# [What the task asks]
Find, in the records below, the line that contains "Generate a Python" and the line that contains "ax.set_xticklabels(categories)". Copy those two lines and everything between them exactly, but not the pictures.

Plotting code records
----

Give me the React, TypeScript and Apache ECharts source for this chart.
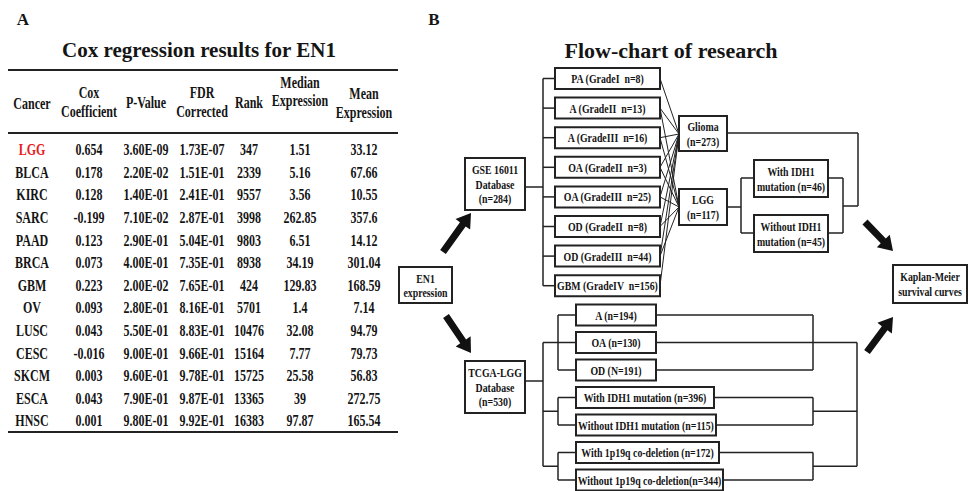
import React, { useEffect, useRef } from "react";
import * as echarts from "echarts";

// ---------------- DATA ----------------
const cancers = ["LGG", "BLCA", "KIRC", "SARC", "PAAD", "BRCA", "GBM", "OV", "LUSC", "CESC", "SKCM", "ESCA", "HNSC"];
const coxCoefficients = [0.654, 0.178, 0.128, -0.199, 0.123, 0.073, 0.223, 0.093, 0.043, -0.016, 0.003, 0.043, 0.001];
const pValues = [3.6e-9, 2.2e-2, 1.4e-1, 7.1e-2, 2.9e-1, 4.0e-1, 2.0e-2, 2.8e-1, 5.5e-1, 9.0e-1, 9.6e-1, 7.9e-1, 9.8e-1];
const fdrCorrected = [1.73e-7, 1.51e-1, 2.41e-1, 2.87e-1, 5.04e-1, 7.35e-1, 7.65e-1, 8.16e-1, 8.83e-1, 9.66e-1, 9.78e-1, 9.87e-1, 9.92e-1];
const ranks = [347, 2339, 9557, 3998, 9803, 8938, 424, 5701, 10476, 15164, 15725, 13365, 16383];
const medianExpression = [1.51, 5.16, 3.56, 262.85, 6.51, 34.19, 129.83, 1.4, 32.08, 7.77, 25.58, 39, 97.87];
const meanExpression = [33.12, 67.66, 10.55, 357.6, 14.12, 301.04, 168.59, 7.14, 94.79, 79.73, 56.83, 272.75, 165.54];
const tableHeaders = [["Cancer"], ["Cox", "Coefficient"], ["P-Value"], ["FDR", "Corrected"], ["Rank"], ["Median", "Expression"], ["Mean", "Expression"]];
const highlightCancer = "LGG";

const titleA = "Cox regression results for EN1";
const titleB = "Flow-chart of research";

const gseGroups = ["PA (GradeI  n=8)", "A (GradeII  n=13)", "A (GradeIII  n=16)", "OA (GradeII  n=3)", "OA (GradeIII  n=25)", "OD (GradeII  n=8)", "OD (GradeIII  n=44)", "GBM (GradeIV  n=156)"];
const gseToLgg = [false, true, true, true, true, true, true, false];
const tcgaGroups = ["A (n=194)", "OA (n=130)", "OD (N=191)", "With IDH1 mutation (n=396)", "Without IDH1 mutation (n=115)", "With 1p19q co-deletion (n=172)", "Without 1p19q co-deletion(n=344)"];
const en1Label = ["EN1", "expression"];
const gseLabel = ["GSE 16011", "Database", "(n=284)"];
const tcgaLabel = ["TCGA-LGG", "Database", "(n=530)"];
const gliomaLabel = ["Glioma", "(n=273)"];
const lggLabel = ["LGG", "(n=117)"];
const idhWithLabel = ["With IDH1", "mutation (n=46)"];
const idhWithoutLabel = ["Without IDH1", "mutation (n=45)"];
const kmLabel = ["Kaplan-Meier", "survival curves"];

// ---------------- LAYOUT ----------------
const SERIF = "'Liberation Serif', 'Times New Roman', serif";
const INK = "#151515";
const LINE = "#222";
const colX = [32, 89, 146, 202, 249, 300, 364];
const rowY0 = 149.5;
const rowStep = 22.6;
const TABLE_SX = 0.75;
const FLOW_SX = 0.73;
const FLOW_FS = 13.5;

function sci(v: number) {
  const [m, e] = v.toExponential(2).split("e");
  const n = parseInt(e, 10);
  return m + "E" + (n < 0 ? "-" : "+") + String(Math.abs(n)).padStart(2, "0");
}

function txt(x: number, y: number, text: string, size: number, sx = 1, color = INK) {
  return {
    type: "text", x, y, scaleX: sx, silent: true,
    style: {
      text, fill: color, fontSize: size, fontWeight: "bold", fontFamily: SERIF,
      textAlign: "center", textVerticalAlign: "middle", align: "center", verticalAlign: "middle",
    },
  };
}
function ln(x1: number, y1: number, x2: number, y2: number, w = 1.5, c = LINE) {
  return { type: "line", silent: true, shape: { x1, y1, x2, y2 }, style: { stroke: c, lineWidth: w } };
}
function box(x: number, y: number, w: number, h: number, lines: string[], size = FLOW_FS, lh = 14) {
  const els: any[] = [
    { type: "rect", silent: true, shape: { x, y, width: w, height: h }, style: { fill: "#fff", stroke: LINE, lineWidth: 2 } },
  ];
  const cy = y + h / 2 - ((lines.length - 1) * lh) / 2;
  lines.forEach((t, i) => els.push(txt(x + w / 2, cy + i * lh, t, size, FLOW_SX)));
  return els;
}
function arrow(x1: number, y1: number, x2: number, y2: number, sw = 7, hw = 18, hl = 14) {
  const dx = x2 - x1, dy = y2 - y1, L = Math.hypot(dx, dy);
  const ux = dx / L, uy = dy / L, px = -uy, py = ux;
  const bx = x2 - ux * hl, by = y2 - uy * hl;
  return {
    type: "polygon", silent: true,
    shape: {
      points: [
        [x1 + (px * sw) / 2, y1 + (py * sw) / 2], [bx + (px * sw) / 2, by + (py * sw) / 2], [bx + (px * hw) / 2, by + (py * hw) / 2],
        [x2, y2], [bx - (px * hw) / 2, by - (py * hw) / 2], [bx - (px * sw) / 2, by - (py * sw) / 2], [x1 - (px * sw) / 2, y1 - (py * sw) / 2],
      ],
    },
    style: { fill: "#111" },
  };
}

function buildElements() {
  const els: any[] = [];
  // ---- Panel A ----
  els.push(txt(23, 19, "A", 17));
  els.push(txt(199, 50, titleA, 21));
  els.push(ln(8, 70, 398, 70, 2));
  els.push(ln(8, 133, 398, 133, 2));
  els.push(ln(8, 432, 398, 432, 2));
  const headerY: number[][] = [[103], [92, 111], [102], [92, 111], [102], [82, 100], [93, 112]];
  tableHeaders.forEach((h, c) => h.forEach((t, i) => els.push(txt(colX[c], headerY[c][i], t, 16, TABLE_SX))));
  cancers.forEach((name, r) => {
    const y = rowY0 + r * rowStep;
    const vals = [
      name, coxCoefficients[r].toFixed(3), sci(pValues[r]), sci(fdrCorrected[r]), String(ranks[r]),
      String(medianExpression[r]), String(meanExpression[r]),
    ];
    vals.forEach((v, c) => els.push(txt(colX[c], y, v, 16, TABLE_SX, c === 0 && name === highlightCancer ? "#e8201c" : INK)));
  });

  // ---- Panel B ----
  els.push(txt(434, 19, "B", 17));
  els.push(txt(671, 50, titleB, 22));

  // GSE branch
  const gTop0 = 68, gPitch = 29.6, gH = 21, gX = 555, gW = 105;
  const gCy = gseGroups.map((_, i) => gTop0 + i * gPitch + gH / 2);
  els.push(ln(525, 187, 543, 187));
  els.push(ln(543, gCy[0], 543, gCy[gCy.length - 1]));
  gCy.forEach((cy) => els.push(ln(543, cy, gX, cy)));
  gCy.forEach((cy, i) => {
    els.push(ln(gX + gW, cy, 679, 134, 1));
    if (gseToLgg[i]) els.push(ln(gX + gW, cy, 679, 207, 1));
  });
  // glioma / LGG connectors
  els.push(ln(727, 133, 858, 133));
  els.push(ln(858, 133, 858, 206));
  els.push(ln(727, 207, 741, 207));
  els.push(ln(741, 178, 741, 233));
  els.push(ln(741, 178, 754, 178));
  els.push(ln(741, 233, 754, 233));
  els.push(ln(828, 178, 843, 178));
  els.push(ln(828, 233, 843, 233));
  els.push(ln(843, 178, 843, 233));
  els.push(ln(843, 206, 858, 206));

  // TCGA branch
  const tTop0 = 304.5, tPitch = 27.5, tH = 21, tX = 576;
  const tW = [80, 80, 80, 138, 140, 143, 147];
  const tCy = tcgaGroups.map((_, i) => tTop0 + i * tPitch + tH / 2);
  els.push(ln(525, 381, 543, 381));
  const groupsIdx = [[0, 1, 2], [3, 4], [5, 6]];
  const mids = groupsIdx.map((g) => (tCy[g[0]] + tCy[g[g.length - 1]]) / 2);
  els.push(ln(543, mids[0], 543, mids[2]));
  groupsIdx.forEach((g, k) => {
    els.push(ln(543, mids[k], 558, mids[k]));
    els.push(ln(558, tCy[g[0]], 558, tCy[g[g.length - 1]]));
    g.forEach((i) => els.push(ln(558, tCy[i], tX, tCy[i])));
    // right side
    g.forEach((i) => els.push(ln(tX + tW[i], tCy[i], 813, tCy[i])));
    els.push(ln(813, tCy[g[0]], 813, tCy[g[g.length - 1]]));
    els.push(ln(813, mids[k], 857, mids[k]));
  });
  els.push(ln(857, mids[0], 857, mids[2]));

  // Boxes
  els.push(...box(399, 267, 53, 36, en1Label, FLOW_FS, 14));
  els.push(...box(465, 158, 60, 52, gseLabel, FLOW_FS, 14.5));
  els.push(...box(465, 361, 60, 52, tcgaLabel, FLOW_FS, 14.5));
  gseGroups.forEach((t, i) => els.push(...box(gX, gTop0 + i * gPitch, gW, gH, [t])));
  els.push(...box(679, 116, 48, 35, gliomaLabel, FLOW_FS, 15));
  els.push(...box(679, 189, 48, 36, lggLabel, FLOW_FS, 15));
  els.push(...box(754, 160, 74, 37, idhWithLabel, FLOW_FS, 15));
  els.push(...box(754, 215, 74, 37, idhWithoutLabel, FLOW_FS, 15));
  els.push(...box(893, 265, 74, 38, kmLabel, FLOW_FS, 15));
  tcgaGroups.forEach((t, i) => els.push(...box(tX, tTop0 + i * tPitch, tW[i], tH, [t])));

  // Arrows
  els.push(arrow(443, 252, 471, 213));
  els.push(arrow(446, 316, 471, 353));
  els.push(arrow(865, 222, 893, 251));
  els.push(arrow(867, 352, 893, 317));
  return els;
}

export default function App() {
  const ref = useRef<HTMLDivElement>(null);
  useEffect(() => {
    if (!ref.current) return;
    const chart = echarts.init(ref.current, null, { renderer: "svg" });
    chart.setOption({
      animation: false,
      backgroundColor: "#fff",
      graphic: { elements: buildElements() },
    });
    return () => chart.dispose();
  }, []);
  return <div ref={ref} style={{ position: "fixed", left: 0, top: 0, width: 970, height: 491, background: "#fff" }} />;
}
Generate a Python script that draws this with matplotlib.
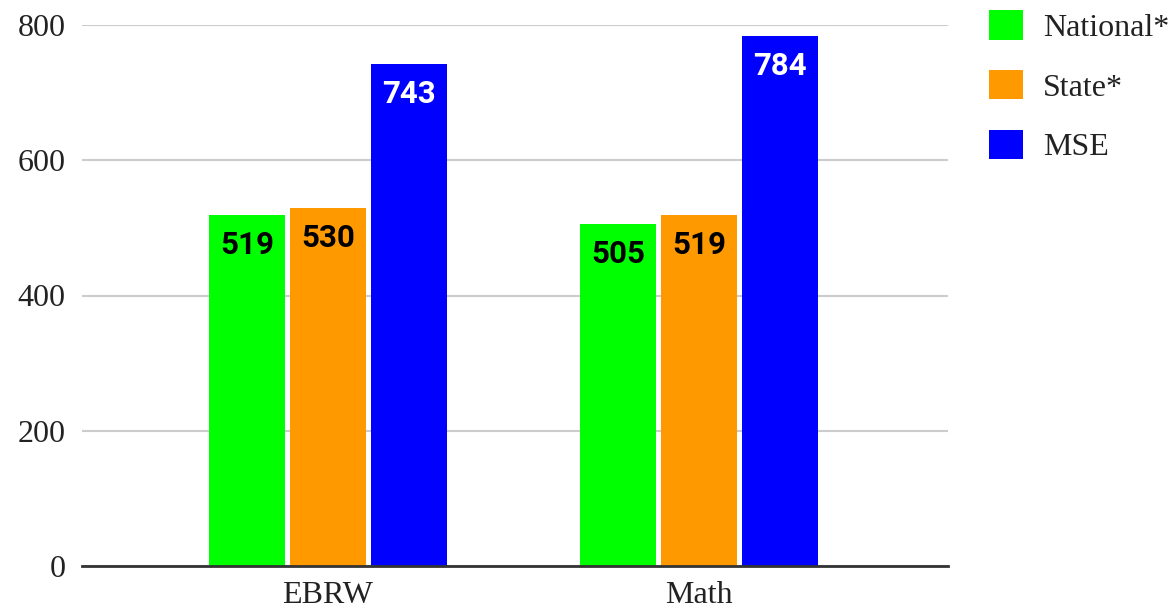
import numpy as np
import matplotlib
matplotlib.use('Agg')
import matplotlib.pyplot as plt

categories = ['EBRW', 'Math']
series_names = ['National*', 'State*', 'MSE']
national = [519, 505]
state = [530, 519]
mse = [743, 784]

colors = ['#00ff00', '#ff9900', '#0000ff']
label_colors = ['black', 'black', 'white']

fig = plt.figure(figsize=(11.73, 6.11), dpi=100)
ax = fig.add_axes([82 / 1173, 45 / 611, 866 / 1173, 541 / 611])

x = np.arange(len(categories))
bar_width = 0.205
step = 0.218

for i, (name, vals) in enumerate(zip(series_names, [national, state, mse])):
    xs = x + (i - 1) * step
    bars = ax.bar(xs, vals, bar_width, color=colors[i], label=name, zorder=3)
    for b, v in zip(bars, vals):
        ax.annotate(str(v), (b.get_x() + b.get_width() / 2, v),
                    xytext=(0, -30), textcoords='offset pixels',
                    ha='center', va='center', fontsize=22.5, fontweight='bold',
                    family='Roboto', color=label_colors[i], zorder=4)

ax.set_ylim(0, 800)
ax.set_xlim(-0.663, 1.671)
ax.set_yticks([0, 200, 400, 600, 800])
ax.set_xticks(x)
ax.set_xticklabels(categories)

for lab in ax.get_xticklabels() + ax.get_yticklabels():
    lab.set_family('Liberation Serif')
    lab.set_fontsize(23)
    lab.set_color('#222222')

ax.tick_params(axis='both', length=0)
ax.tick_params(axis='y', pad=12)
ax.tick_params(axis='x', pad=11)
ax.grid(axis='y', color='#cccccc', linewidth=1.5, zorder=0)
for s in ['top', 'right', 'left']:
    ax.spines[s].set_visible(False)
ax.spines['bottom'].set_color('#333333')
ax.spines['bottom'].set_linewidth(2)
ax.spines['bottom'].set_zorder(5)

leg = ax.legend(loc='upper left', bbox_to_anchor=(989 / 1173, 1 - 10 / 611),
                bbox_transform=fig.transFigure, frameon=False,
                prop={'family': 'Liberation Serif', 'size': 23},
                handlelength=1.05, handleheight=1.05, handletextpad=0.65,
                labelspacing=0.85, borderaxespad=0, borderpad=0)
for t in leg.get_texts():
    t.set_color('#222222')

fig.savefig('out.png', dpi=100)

----

# [Result of the task]
Generate a Python script that draws this with matplotlib.
import numpy as np
import matplotlib
matplotlib.use('Agg')
import matplotlib.pyplot as plt

categories = ['EBRW', 'Math']
series_names = ['National*', 'State*', 'MSE']
national = [519, 505]
state = [530, 519]
mse = [743, 784]

colors = ['#00ff00', '#ff9900', '#0000ff']
label_colors = ['black', 'black', 'white']

fig = plt.figure(figsize=(11.73, 6.11), dpi=100)
ax = fig.add_axes([82 / 1173, 45 / 611, 866 / 1173, 541 / 611])

x = np.arange(len(categories))
bar_width = 0.205
step = 0.218

for i, (name, vals) in enumerate(zip(series_names, [national, state, mse])):
    xs = x + (i - 1) * step
    bars = ax.bar(xs, vals, bar_width, color=colors[i], label=name, zorder=3)
    for b, v in zip(bars, vals):
        ax.annotate(str(v), (b.get_x() + b.get_width() / 2, v),
                    xytext=(0, -30), textcoords='offset pixels',
                    ha='center', va='center', fontsize=22.5, fontweight='bold',
                    family='Roboto', color=label_colors[i], zorder=4)

ax.set_ylim(0, 800)
ax.set_xlim(-0.663, 1.671)
ax.set_yticks([0, 200, 400, 600, 800])
ax.set_xticks(x)
ax.set_xticklabels(categories)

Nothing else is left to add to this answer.